Als Agnostiker stehe ich religiösen Ritualen neutral gegenüber. Wer glaubt, dass das alleinige Befolgen bestimmter Riten zur Glückseligkeit führt, der soll dies - in Gottes oder wessen Namen auch immer - tun. Er soll aber bitte auch alle anderen tun lassen, was diese zu ihrer Glückseligkeit glauben tun zu müssen. Und wenn jemand einfach nur feiern will und es lustig haben will, dann soll ihm auch dies gestattet sein. Gefährlich werden Traditionen allerdings, wenn diese Toleranz nicht mehr gegeben ist. Denn Traditionen haben noch eine ausgeprägte Eigenschaft: Sie grenzen aus. Sie grenzen alle aus, die diese Tradition nicht pflegen, weil sie vielleicht einer anderen Religion oder Kultur angehören. Da reicht es in Tirol schon, aus der katholischen Kirche auszutreten. Eltern mit Kindern kann man nur davon abraten, wenn sie ihre Kinder nicht ausgrenzen wollen, weil sie dann z.B. nicht zur Erstkommunion gehen dürfen. Selbst Lehrern (vor allem in der Volksschule) ist angesichts der vielfältigen Beschäftigung mit kirchlichen Themen davon abzuraten, und das in einem Land, das offiziell keine Staatskirche hat.

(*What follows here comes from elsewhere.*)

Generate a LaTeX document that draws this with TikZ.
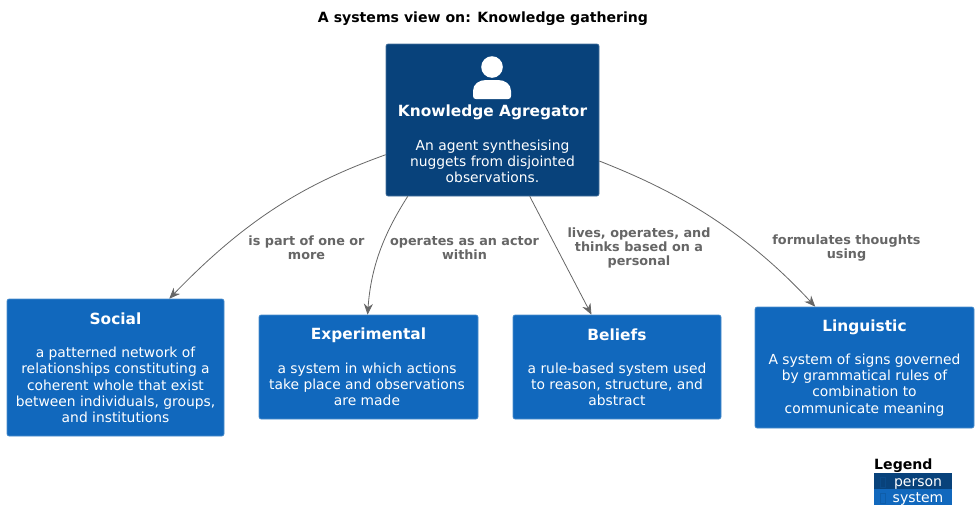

Daher bin ich froh, wenn auf Nikolausmärkten zur Disco-Musik getanzt wird und wenn ich zum Glühwein ein Döner genießen kann. Dies zeugt von gelebter Toleranz und bereichert unser gesellschaftliches Leben. Denn etwas Positives haben sie doch, die Traditionen: Zumindest auf dem tristen Lande sind sie eine willkommene
Abwechslung. So wie zum Faschingsumzug oder zum alljährlichen Marktfest trifft man sich eben auch am Nikolausmarkt. Gäbe es die Traditionen nicht, wäre das kulturelle Leben langweiliger und farbloser. Allerdings muss man sich immer bewusst machen, was Traditionen eigentlich sind: uralte Verhaltensmuster, die heute überwiegend ihre Gültigkeit eingebüßt haben. Oder, wie ein englisches Sprichwort sagt: "Traditionen sind wie Laternenpfähle. Sie beleuchten den Weg, aber nur Betrunkene halten sich daran fest."